In this life I’ve been rewarded with the greatest of gifts and the lowest of disappointments. In life, relationships, business, finances and education. I’ve ridden the rollercoaster of existence from wavelength to wavelength.
There have been times I’ve been so high on life I couldn’t help but smile ear to ear as I coasted alone through winding Connecticut roads or along the crystal clear ocean of Fort Lauderdale beach. I’ve screamed in excitement to myself alone in my car after some great business deals and also cried alone in that same car while gazing at the clouds asking the universe why this had to happen.
I’ve been up and down, but overall I’ve lived a very rewarding, gifted and amazing life. I feel blessed every day for my loving family, my closest friends, the outrageously sticky situations I’ve escaped and the beautiful ones I’ve found myself in. As time progresses I find myself learning faster than ever, understanding this world with greater clarity with each passing day. Time moves slower but life moves quicker as the evolution of my mind seems to even surpass my capabilities at times. As I ran down the beach barefooted just moments ago I couldn’t help but to remind myself how lucky I’ve been. How much gift and opportunity the world has presented me.

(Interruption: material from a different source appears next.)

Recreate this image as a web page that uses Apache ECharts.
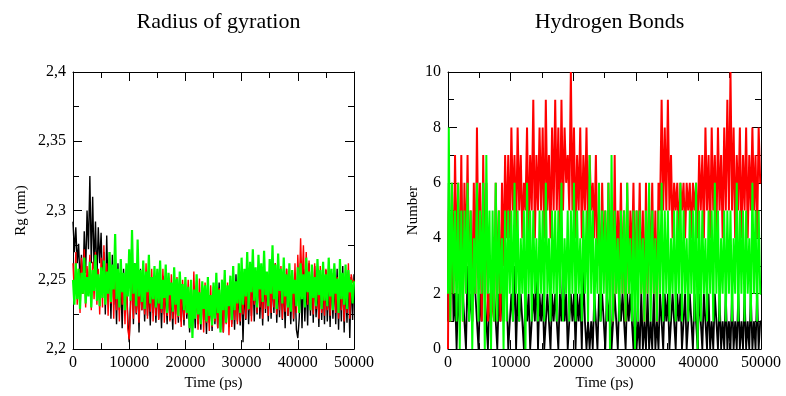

And even in the darkest hours I’ve found peace and understanding through my greatest challenges and disappointments. Each and every day I think about my brother; what he would say, how he would approach a situation and how he could explain me into happiness by simply pointing out how over-complicated my thinking was. He was a genius, and to him I feel forever indebted. At times when we were young he seemed to be my greatest enemy, but as soon as something jeopardized my safety or happiness he would swoop in and save the day.
His mind ran wild and free and his viewpoints on existence will stick to my soul for eternity. I refuse to believe he is gone but instead he has occupied my mind and guided me through the past few years with smooth and unnoticed valor.
As my eyes become clouded with tears its harder and harder to see the screen. I wish I could tell him how much he means to me but somehow I know he’s reading this as I write it. He’s guiding the quiet taps of my fingertips as the cool ocean breeze sends freshness through my veins.
This is a complex life but simple indeed. We complicate things on our own, he was always there to show me how basic things were. “Look around” he would say, “don’t listen to what everyone tells you. If it were that easy to see then everyone would get it.”